Your task is to give the listing below back word for word, pictures excluded.
* start DATA *
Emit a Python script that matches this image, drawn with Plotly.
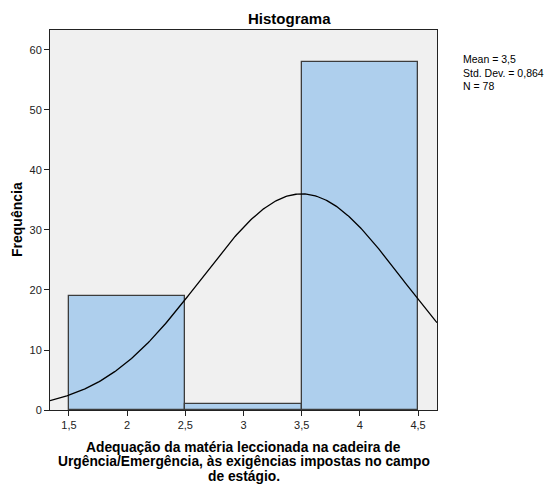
import numpy as np
import plotly.graph_objects as go

bin_centers = [2, 3, 4]
frequencies = [19, 1, 58]
bin_width = 1.0
mean_val = 3.5
std_val = 0.864
n_val = 78
x_ticks = [1.5, 2, 2.5, 3, 3.5, 4, 4.5]
x_tick_labels = ["1,5", "2", "2,5", "3", "3,5", "4", "4,5"]
y_ticks = [0, 10, 20, 30, 40, 50, 60]
x_title_lines = ["Adequação da matéria leccionada na cadeira de",
                 "Urgência/Emergência, às exigências impostas no campo",
                 "de estágio."]

xr = [1.337, 4.663]
xs = np.linspace(xr[0], xr[1], 300)
ys = n_val * bin_width / (std_val * np.sqrt(2 * np.pi)) * np.exp(-0.5 * ((xs - mean_val) / std_val) ** 2)

fig = go.Figure()
fig.add_trace(go.Bar(x=bin_centers, y=frequencies, width=bin_width,
                     marker=dict(color="#AECFED", line=dict(color="#3C3C3C", width=1.3)),
                     showlegend=False, hoverinfo="skip"))
fig.add_trace(go.Scatter(x=xs, y=ys, mode="lines", line=dict(color="black", width=1.3),
                         showlegend=False, hoverinfo="skip"))

fnt = "Liberation Sans, Arial, sans-serif"
annotations = [
    dict(text="<b>Histograma</b>", xref="paper", yref="paper", x=(289 - 50) / 387, y=1,
         yshift=12, showarrow=False, font=dict(size=15, color="black"), xanchor="center", yanchor="middle"),
    dict(text="Mean = 3,5<br>Std. Dev. = 0,864<br>N = 78", xref="paper", yref="paper",
         x=1, xshift=24, y=(410 - 51) / 380, showarrow=False, align="left",
         xanchor="left", yanchor="top", font=dict(size=10.5, color="black")),
    dict(text="<b>Frequência</b>", xref="paper", yref="paper", x=0, xshift=-33, y=0.5,
         textangle=-90, showarrow=False, xanchor="center", yanchor="middle",
         font=dict(size=14, color="black")),
]
for i, line in enumerate(x_title_lines):
    annotations.append(dict(text="<b>" + line + "</b>", xref="paper", yref="paper", x=0.5, y=0,
                            yshift=-37 - 14.5 * i, showarrow=False, xanchor="center", yanchor="middle",
                            font=dict(size=13.8, color="black")))

fig.update_layout(
    width=553, height=484,
    margin=dict(l=50, r=116, t=30, b=74),
    paper_bgcolor="white", plot_bgcolor="#F0F0F0",
    font=dict(family=fnt, size=11, color="#222"),
    bargap=0,
    xaxis=dict(range=xr, tickvals=x_ticks, ticktext=x_tick_labels, showgrid=False,
               zeroline=False, showline=True, linecolor="#222", linewidth=1, mirror=True,
               ticks="outside", ticklen=5, tickcolor="#222", tickfont=dict(size=11)),
    yaxis=dict(range=[0, 63.33], tickvals=y_ticks, showgrid=False, zeroline=False,
               showline=True, linecolor="#222", linewidth=1, mirror=True,
               ticks="outside", ticklen=5, tickcolor="#222", tickfont=dict(size=11)),
    annotations=annotations,
)
fig.write_html("out.html", config={"displayModeBar": False},
               post_script="document.body.style.margin='0';document.body.style.padding='0';")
* end DATA *
▶ [OUTPUT OF THE EXERCISE]
Emit a Python script that matches this image, drawn with Plotly.
import numpy as np
import plotly.graph_objects as go

bin_centers = [2, 3, 4]
frequencies = [19, 1, 58]
bin_width = 1.0
mean_val = 3.5
std_val = 0.864
n_val = 78
x_ticks = [1.5, 2, 2.5, 3, 3.5, 4, 4.5]
x_tick_labels = ["1,5", "2", "2,5", "3", "3,5", "4", "4,5"]
y_ticks = [0, 10, 20, 30, 40, 50, 60]
x_title_lines = ["Adequação da matéria leccionada na cadeira de",
                 "Urgência/Emergência, às exigências impostas no campo",
                 "de estágio."]

xr = [1.337, 4.663]
xs = np.linspace(xr[0], xr[1], 300)
ys = n_val * bin_width / (std_val * np.sqrt(2 * np.pi)) * np.exp(-0.5 * ((xs - mean_val) / std_val) ** 2)

fig = go.Figure()
fig.add_trace(go.Bar(x=bin_centers, y=frequencies, width=bin_width,
                     marker=dict(color="#AECFED", line=dict(color="#3C3C3C", width=1.3)),
                     showlegend=False, hoverinfo="skip"))
fig.add_trace(go.Scatter(x=xs, y=ys, mode="lines", line=dict(color="black", width=1.3),
                         showlegend=False, hoverinfo="skip"))

fnt = "Liberation Sans, Arial, sans-serif"
annotations = [
    dict(text="<b>Histograma</b>", xref="paper", yref="paper", x=(289 - 50) / 387, y=1,
         yshift=12, showarrow=False, font=dict(size=15, color="black"), xanchor="center", yanchor="middle"),
    dict(text="Mean = 3,5<br>Std. Dev. = 0,864<br>N = 78", xref="paper", yref="paper",
         x=1, xshift=24, y=(410 - 51) / 380, showarrow=False, align="left",
         xanchor="left", yanchor="top", font=dict(size=10.5, color="black")),
    dict(text="<b>Frequência</b>", xref="paper", yref="paper", x=0, xshift=-33, y=0.5,
         textangle=-90, showarrow=False, xanchor="center", yanchor="middle",
         font=dict(size=14, color="black")),
]
for i, line in enumerate(x_title_lines):
    annotations.append(dict(text="<b>" + line + "</b>", xref="paper", yref="paper", x=0.5, y=0,
                            yshift=-37 - 14.5 * i, showarrow=False, xanchor="center", yanchor="middle",
                            font=dict(size=13.8, color="black")))

fig.update_layout(
    width=553, height=484,
    margin=dict(l=50, r=116, t=30, b=74),
    paper_bgcolor="white", plot_bgcolor="#F0F0F0",
    font=dict(family=fnt, size=11, color="#222"),
    bargap=0,
    xaxis=dict(range=xr, tickvals=x_ticks, ticktext=x_tick_labels, showgrid=False,
               zeroline=False, showline=True, linecolor="#222", linewidth=1, mirror=True,
               ticks="outside", ticklen=5, tickcolor="#222", tickfont=dict(size=11)),
    yaxis=dict(range=[0, 63.33], tickvals=y_ticks, showgrid=False, zeroline=False,
               showline=True, linecolor="#222", linewidth=1, mirror=True,
               ticks="outside", ticklen=5, tickcolor="#222", tickfont=dict(size=11)),
    annotations=annotations,
)
fig.write_html("out.html", config={"displayModeBar": False},
               post_script="document.body.style.margin='0';document.body.style.padding='0';")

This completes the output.